(Written problem)
Quote word for word the lines below, beginning with the first and ending with the one that has "import plotly.graph_objects as go". Drop the pictures.

[start]

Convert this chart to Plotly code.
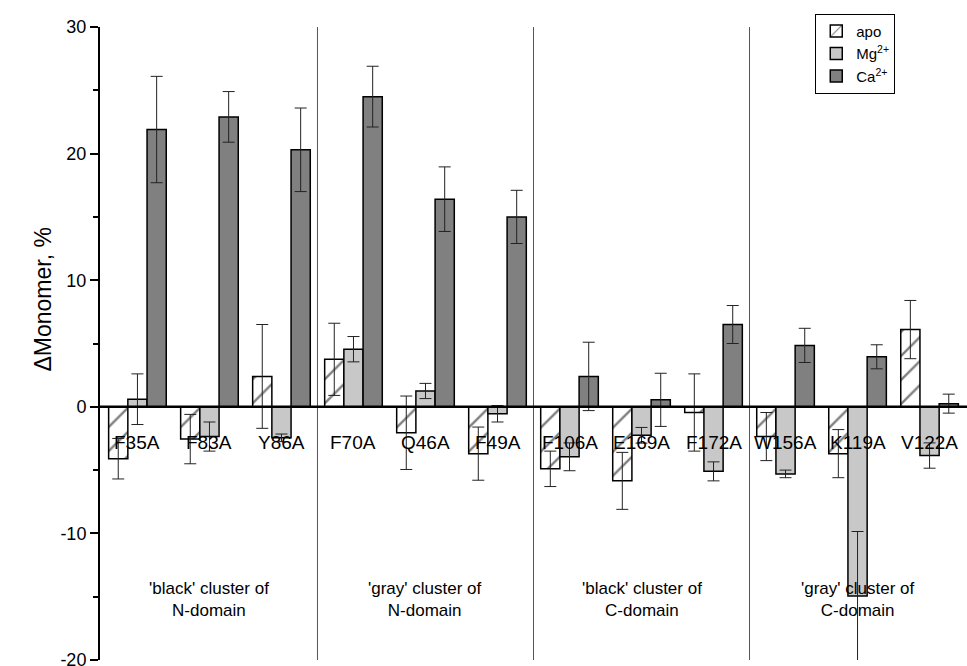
import plotly.graph_objects as go

categories = ["F35A", "F83A", "Y86A", "F70A", "Q46A", "F49A",
              "F106A", "E169A", "F172A", "W156A", "K119A", "V122A"]
apo = [-4.1, -2.55, 2.4, 3.75, -2.05, -3.7, -4.9, -5.85, -0.45, -2.35, -3.7, 6.1]
apo_err = [1.6, 1.95, 4.1, 2.85, 2.9, 2.1, 1.4, 2.25, 3.05, 1.9, 1.9, 2.3]
mg = [0.6, -2.35, -2.45, 4.55, 1.25, -0.55, -3.95, -2.25, -5.1, -5.3, -14.95, -3.85]
mg_err = [2.0, 1.15, 0.3, 1.0, 0.6, 0.65, 1.1, 0.62, 0.75, 0.3, 5.1, 1.0]
ca = [21.9, 22.9, 20.3, 24.5, 16.4, 15.0, 2.4, 0.55, 6.5, 4.85, 3.95, 0.25]
ca_err = [4.2, 2.0, 3.3, 2.4, 2.55, 2.1, 2.7, 2.1, 1.5, 1.35, 0.95, 0.75]
cluster_labels = ["'black' cluster of<br>N-domain", "'gray' cluster of<br>N-domain",
                  "'black' cluster of<br>C-domain", "'gray' cluster of<br>C-domain"]
cluster_centers = ["F83A", "Q46A", "E169A", "K119A"]
separators = [2.5, 5.5, 8.5]
y_tickvals = [-20, -10, 0, 10, 20, 30]
y_ticktext = ["-20", "-10", "0", "10", "20", "30"]

FONT = "Liberation Sans, Arial, sans-serif"
err_style = dict(type="data", visible=True, color="#222222", thickness=1, width=6)

fig = go.Figure()
fig.add_trace(go.Bar(
    x=categories, y=apo, name="apo",
    error_y=dict(array=apo_err, **err_style),
    marker=dict(color="white", line=dict(color="black", width=1.5),
                pattern=dict(shape="/", fgcolor="black", bgcolor="white",
                             size=17, solidity=0.14)),
))
fig.add_trace(go.Bar(
    x=categories, y=mg, name="Mg<sup>2+</sup>",
    error_y=dict(array=mg_err, **err_style),
    marker=dict(color="#c8c8c8", line=dict(color="black", width=1.5)),
))
fig.add_trace(go.Bar(
    x=categories, y=ca, name="Ca<sup>2+</sup>",
    error_y=dict(array=ca_err, **err_style),
    marker=dict(color="#808080", line=dict(color="black", width=1.5)),
))

shapes = []
for s in separators:
    shapes.append(dict(type="line", xref="x", yref="y", x0=s, x1=s, y0=-20, y1=30,
                       line=dict(color="#555555", width=1), layer="below"))
shapes.append(dict(type="line", xref="paper", yref="y", x0=0, x1=1, y0=0, y1=0,
                   line=dict(color="black", width=2.5), layer="above"))

annotations = []
for c in categories:
    annotations.append(dict(x=c, y=-2.85, xref="x", yref="y", text=c, showarrow=False,
                            font=dict(size=19, color="black", family=FONT),
                            xanchor="center", yanchor="middle"))
for c, t in zip(cluster_centers, cluster_labels):
    annotations.append(dict(x=c, y=-15.25, xref="x", yref="y", text=t, showarrow=False,
                            font=dict(size=17, color="black", family=FONT),
                            xanchor="center", yanchor="middle", align="center"))
annotations.append(dict(x=-0.066, y=8.45, xref="paper", yref="y", text="ΔMonomer, %",
                        showarrow=False, textangle=-90,
                        font=dict(size=23, color="black", family=FONT),
                        xanchor="center", yanchor="middle"))

fig.update_layout(
    width=967, height=666,
    margin=dict(l=100, r=0, t=27, b=6),
    paper_bgcolor="white", plot_bgcolor="white",
    barmode="group", bargap=0.2, bargroupgap=0,
    font=dict(family=FONT, color="black"),
    showlegend=True,
    legend=dict(x=0.825, y=1.021, xanchor="left", yanchor="top",
                bordercolor="black", borderwidth=1, bgcolor="white",
                font=dict(size=15, family=FONT), tracegroupgap=0,
                itemwidth=30),
    xaxis=dict(range=[-0.52, 11.52], showticklabels=False, ticks="",
               showgrid=False, zeroline=False, showline=False, automargin=False),
    yaxis=dict(range=[-20, 30], tickvals=y_tickvals, ticktext=y_ticktext,
               ticks="outside", ticklen=8, tickwidth=2, tickcolor="black",
               ticklabeloverflow="allow", automargin=False,
               showline=True, linecolor="black", linewidth=2,
               showgrid=False, zeroline=False,
               tickfont=dict(size=18, family=FONT, color="black"),
               minor=dict(tickvals=[-15, -5, 5, 15, 25], ticks="outside",
                          ticklen=5, tickwidth=2, tickcolor="black")),
    shapes=shapes,
    annotations=annotations,
)

fig.write_html("out.html")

[end]

(Answer in full)
Convert this chart to Plotly code.
import plotly.graph_objects as go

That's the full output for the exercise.